**DATA**
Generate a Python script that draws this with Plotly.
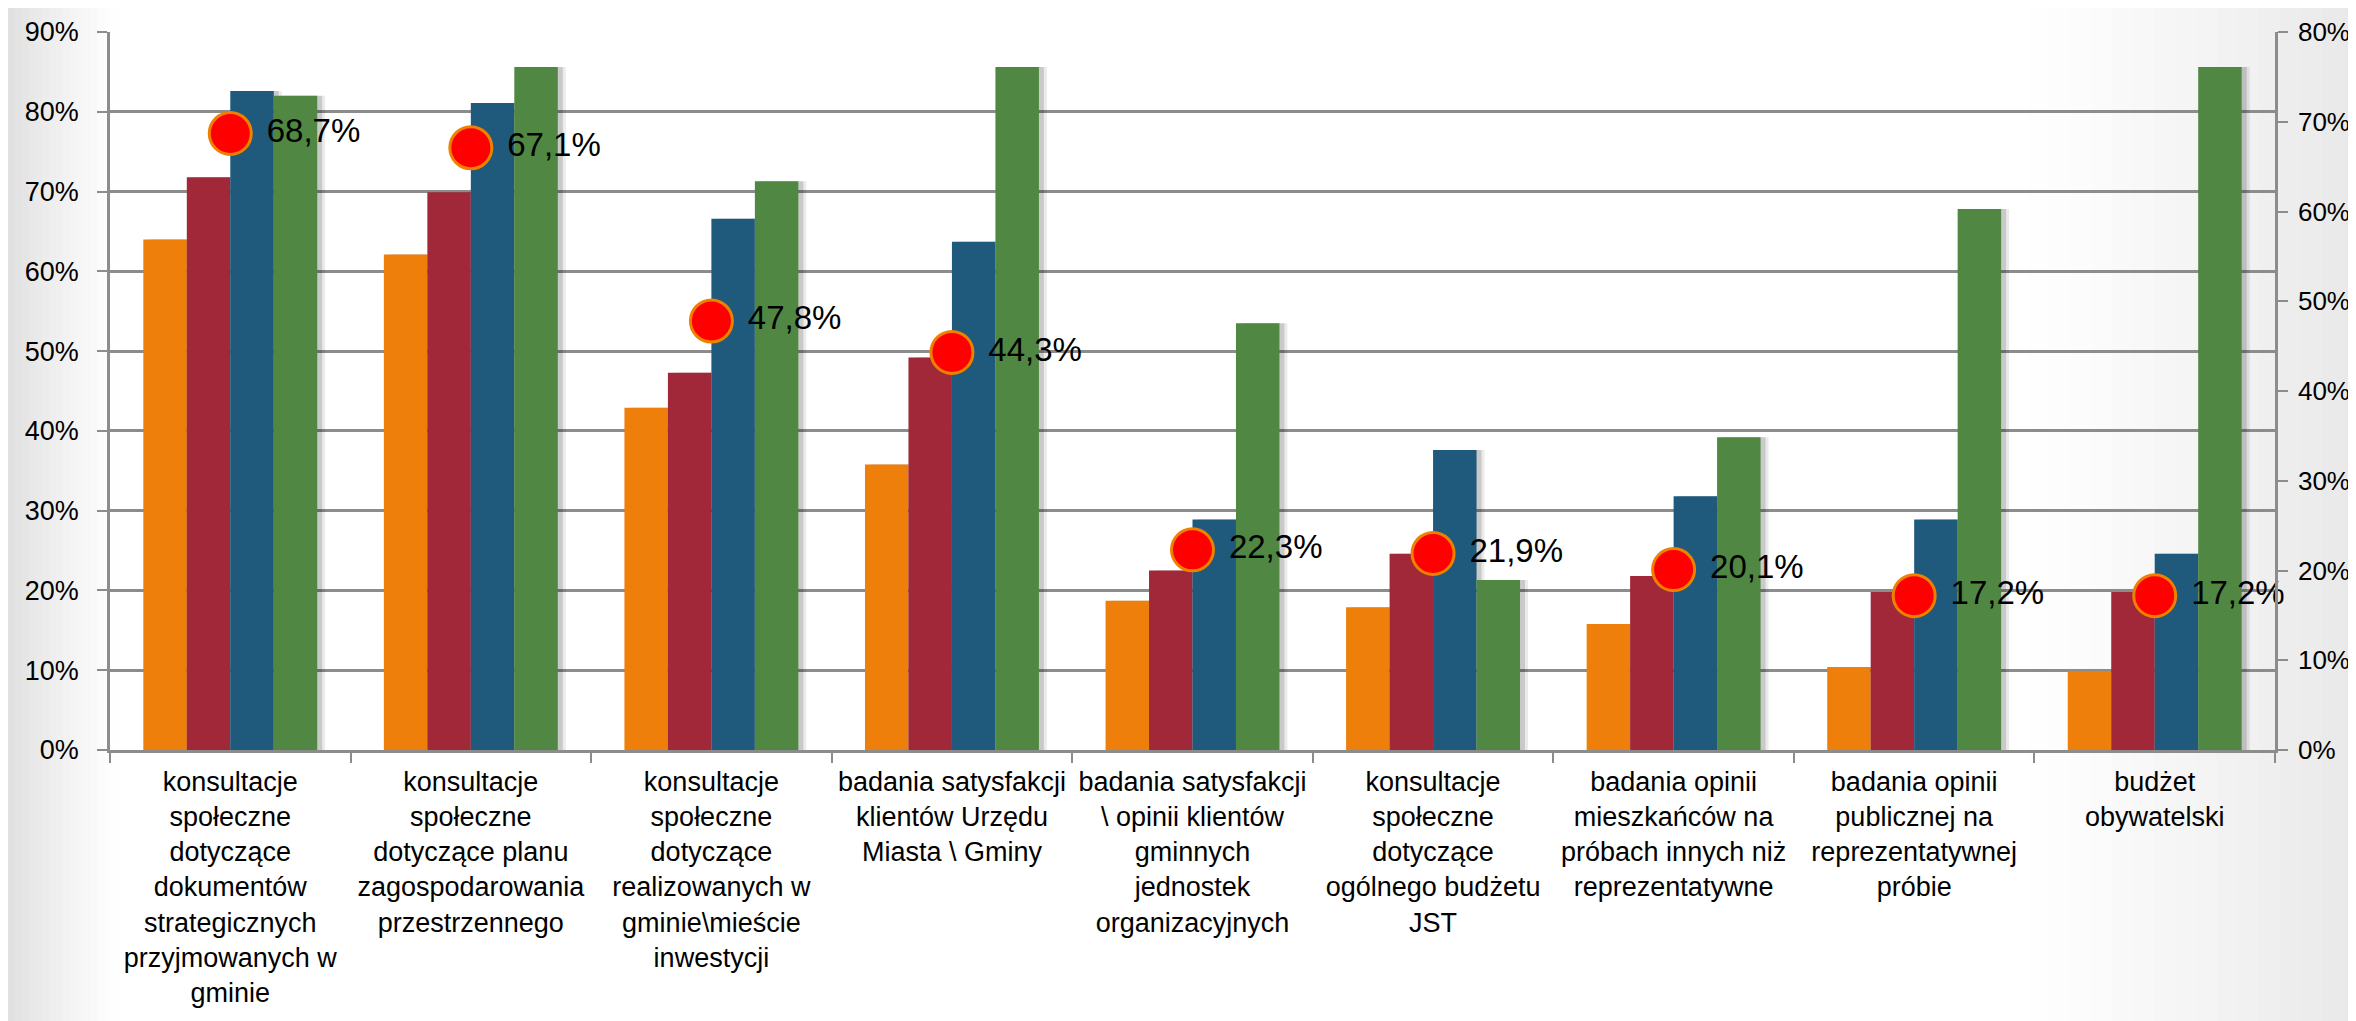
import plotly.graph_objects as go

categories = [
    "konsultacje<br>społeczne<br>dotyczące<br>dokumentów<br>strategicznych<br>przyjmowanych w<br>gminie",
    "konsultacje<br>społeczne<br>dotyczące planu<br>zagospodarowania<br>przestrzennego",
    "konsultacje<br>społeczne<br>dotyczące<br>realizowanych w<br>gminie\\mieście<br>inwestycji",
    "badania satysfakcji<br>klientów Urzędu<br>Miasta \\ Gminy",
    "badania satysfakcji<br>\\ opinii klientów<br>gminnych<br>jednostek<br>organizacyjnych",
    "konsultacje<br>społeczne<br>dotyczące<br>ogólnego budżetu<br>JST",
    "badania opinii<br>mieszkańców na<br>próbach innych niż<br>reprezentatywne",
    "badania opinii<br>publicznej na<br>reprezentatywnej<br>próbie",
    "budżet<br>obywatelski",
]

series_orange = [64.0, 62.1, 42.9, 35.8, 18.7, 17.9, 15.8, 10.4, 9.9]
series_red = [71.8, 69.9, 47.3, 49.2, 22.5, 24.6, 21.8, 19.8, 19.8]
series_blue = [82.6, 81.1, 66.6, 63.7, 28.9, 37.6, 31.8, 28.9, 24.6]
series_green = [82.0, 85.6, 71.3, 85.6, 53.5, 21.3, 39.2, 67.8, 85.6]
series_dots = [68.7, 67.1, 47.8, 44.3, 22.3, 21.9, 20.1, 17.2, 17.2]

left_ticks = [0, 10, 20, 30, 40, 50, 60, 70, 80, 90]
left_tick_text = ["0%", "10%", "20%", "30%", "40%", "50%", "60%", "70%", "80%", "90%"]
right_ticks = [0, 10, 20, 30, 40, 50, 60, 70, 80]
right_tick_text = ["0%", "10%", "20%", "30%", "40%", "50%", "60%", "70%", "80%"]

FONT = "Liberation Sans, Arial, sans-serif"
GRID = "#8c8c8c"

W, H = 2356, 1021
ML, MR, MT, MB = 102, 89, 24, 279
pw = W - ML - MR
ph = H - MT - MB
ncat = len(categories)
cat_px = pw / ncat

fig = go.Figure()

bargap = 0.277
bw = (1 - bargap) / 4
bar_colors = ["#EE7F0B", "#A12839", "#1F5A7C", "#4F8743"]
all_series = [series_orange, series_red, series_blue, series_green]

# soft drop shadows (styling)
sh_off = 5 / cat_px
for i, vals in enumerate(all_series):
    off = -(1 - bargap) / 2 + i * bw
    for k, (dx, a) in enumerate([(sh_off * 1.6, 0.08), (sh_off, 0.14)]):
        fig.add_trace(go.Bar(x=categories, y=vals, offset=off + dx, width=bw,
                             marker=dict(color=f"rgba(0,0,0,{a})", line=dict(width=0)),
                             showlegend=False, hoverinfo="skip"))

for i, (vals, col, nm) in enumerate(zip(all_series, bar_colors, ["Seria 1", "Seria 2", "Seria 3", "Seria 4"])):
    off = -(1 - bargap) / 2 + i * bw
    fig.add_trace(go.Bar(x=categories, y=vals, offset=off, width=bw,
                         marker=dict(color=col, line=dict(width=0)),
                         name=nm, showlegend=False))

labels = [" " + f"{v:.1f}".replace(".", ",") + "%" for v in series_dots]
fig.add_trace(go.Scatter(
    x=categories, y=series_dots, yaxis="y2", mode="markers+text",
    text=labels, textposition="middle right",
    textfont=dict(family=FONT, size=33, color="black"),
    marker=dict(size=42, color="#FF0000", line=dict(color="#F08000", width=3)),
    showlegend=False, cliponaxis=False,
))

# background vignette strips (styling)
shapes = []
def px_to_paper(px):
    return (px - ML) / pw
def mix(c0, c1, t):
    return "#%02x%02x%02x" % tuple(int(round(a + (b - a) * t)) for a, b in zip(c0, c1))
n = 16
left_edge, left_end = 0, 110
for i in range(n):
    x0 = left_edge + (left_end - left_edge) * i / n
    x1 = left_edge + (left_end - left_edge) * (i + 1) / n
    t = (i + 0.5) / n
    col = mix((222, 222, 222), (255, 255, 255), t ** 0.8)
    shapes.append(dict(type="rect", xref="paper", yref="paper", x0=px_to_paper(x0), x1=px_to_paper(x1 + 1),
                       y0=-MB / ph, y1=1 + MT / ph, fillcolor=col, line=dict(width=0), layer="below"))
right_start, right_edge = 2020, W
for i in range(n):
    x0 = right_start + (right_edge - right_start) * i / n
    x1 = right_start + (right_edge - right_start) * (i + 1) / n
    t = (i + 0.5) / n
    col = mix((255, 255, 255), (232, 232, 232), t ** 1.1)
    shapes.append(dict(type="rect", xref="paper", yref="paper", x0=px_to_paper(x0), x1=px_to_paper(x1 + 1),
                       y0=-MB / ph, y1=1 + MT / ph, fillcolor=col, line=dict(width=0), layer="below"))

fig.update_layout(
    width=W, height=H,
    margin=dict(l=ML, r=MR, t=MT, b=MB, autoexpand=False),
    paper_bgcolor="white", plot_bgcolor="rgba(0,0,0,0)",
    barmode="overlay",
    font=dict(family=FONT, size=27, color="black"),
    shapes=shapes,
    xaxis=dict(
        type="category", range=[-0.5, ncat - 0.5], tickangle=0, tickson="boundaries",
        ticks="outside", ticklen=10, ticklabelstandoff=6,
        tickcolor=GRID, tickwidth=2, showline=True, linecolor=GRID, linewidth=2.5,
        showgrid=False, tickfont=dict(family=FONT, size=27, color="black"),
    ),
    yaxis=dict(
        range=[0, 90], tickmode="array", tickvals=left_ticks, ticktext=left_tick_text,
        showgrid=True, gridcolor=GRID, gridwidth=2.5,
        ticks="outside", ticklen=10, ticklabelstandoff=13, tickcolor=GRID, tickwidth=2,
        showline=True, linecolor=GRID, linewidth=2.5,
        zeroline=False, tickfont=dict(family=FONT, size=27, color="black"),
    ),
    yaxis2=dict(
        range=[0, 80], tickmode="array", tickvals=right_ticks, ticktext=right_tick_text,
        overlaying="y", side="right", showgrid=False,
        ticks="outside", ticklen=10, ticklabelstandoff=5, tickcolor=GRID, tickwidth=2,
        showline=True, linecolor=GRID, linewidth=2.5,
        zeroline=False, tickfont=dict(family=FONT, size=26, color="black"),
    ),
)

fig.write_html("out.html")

**WHAT YOU ARE ASKED TO DO**
Your task is to reproduce exactly the lines from the start of the data above through the line containing "series_red, series_blue, series_green]", leaving every picture out.

**REPLY TO THE TASK**
Generate a Python script that draws this with Plotly.
import plotly.graph_objects as go

categories = [
    "konsultacje<br>społeczne<br>dotyczące<br>dokumentów<br>strategicznych<br>przyjmowanych w<br>gminie",
    "konsultacje<br>społeczne<br>dotyczące planu<br>zagospodarowania<br>przestrzennego",
    "konsultacje<br>społeczne<br>dotyczące<br>realizowanych w<br>gminie\\mieście<br>inwestycji",
    "badania satysfakcji<br>klientów Urzędu<br>Miasta \\ Gminy",
    "badania satysfakcji<br>\\ opinii klientów<br>gminnych<br>jednostek<br>organizacyjnych",
    "konsultacje<br>społeczne<br>dotyczące<br>ogólnego budżetu<br>JST",
    "badania opinii<br>mieszkańców na<br>próbach innych niż<br>reprezentatywne",
    "badania opinii<br>publicznej na<br>reprezentatywnej<br>próbie",
    "budżet<br>obywatelski",
]

series_orange = [64.0, 62.1, 42.9, 35.8, 18.7, 17.9, 15.8, 10.4, 9.9]
series_red = [71.8, 69.9, 47.3, 49.2, 22.5, 24.6, 21.8, 19.8, 19.8]
series_blue = [82.6, 81.1, 66.6, 63.7, 28.9, 37.6, 31.8, 28.9, 24.6]
series_green = [82.0, 85.6, 71.3, 85.6, 53.5, 21.3, 39.2, 67.8, 85.6]
series_dots = [68.7, 67.1, 47.8, 44.3, 22.3, 21.9, 20.1, 17.2, 17.2]

left_ticks = [0, 10, 20, 30, 40, 50, 60, 70, 80, 90]
left_tick_text = ["0%", "10%", "20%", "30%", "40%", "50%", "60%", "70%", "80%", "90%"]
right_ticks = [0, 10, 20, 30, 40, 50, 60, 70, 80]
right_tick_text = ["0%", "10%", "20%", "30%", "40%", "50%", "60%", "70%", "80%"]

FONT = "Liberation Sans, Arial, sans-serif"
GRID = "#8c8c8c"

W, H = 2356, 1021
ML, MR, MT, MB = 102, 89, 24, 279
pw = W - ML - MR
ph = H - MT - MB
ncat = len(categories)
cat_px = pw / ncat

fig = go.Figure()

bargap = 0.277
bw = (1 - bargap) / 4
bar_colors = ["#EE7F0B", "#A12839", "#1F5A7C", "#4F8743"]
all_series = [series_orange, series_red, series_blue, series_green]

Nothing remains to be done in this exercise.